Oil Price Spikes And Recessions

Figure: WTI price and U.S. recessions
(This article is a short unedited excerpt from my manuscript on recessions. I just added the section, as I found that it was a key missing topic of discussion. I discussed this subject in my earlier book - Interest Rate Cycles: An Introduction.)

Another possible mechanism to generate a recession is that the rise in the price of imported necessities will reduce the demand for domestically produced goods. The most important example are the various oil shocks that started since the 1970s. Although oil shocks were the historical experience, one could imagine massive simultaneous crop failures causing similar problems. Oil price spikes are somewhat distinct from most discussions of the “external sector” as the price of oil was rising relative to all currencies, so this is not related to the usual concern of a single country having facing adverse circumstances with trade.
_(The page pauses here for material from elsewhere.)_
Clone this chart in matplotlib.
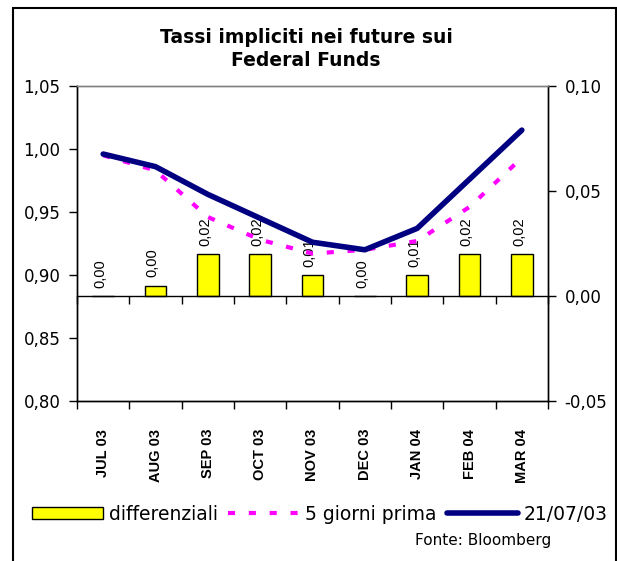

The fact that oil price spikes have preceded U.S. recessions since the early 1970s (figure above) is heavily cited in discussing the importance of energy prices in creating recessionary conditions. The argument is straightforward: industrial societies are heavily dependent upon hydrocarbon energy sources, so a spike in energy prices has a depressing effect on economic activity. There are a few channels for this effect. The first is the redirection of income flows towards oil exporters (and most developed countries are oil importers), which is why I lump oil price spikes with external sector sources of recession. The next problem energy price spike pose is that the rise in energy costs for consumers means that they redirect spending, implying that other sectors of the economy will face falling revenues, and thus risk bankruptcy and/or lay off staff. Finally, the uncertainty about oil price spikes (and falling revenue) will depress investment in industries that do not benefit from higher energy prices.
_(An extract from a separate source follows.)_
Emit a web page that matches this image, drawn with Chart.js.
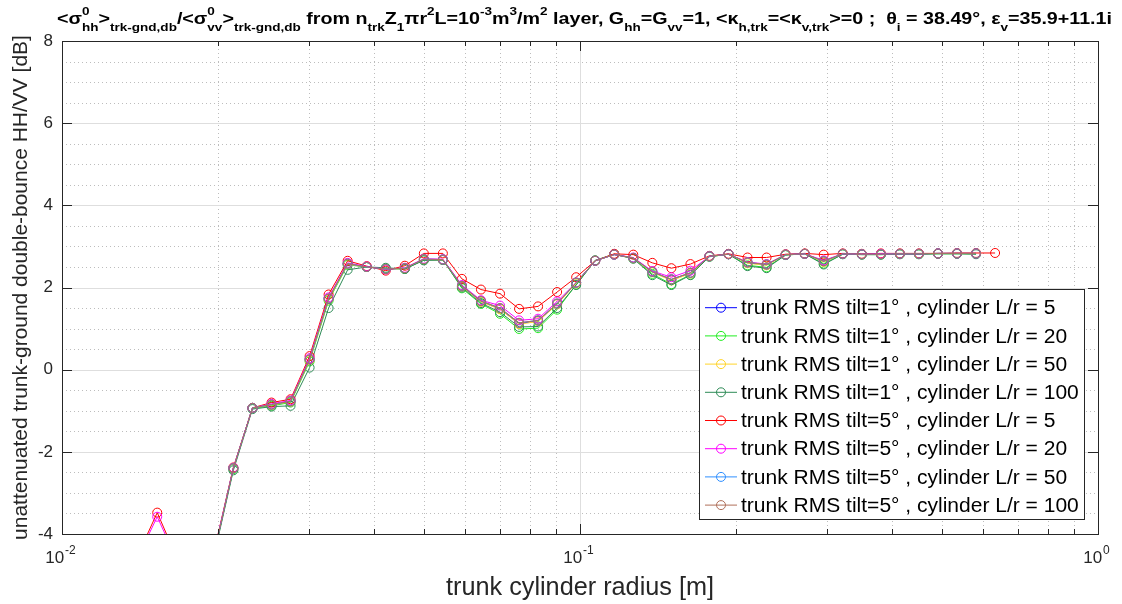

There is no doubt that an energy price spike will be a negative for growth. There are two ways of generating such a spike in a country: oil prices rise versus all currencies, or the currency of the country collapses. The cost of “strategic imports” is probably the main reason to fear a currency collapse (the other main concern being food prices).

Nevertheless, I would not lean too heavily on the “oil price spikes cause recessions” theory, which was popular in Peak Oil circles. Not all countries are oil importers – an oil exporter welcomes the higher price. Not all countries have the same recessionary periods as the United States, even though oil prices were spiking in all major currencies at the same time. Even for the United States, the recessions since 1990 coincided with problems in the financial sector that would have derailed the economy anyways.

I expect that I will return to this subject in the planned second volume on my book on recessions, as part of an analysis of the explanatory power of differing recession theories while looking at the historical experience across multiple countries.

(If one wanted to fit this text in with current events, one may note that the Peak Oil'ers argument that recessions are caused by oil price spikes was not disproved by the events in 2019, under the assumption that we will manage to avoid a recession.)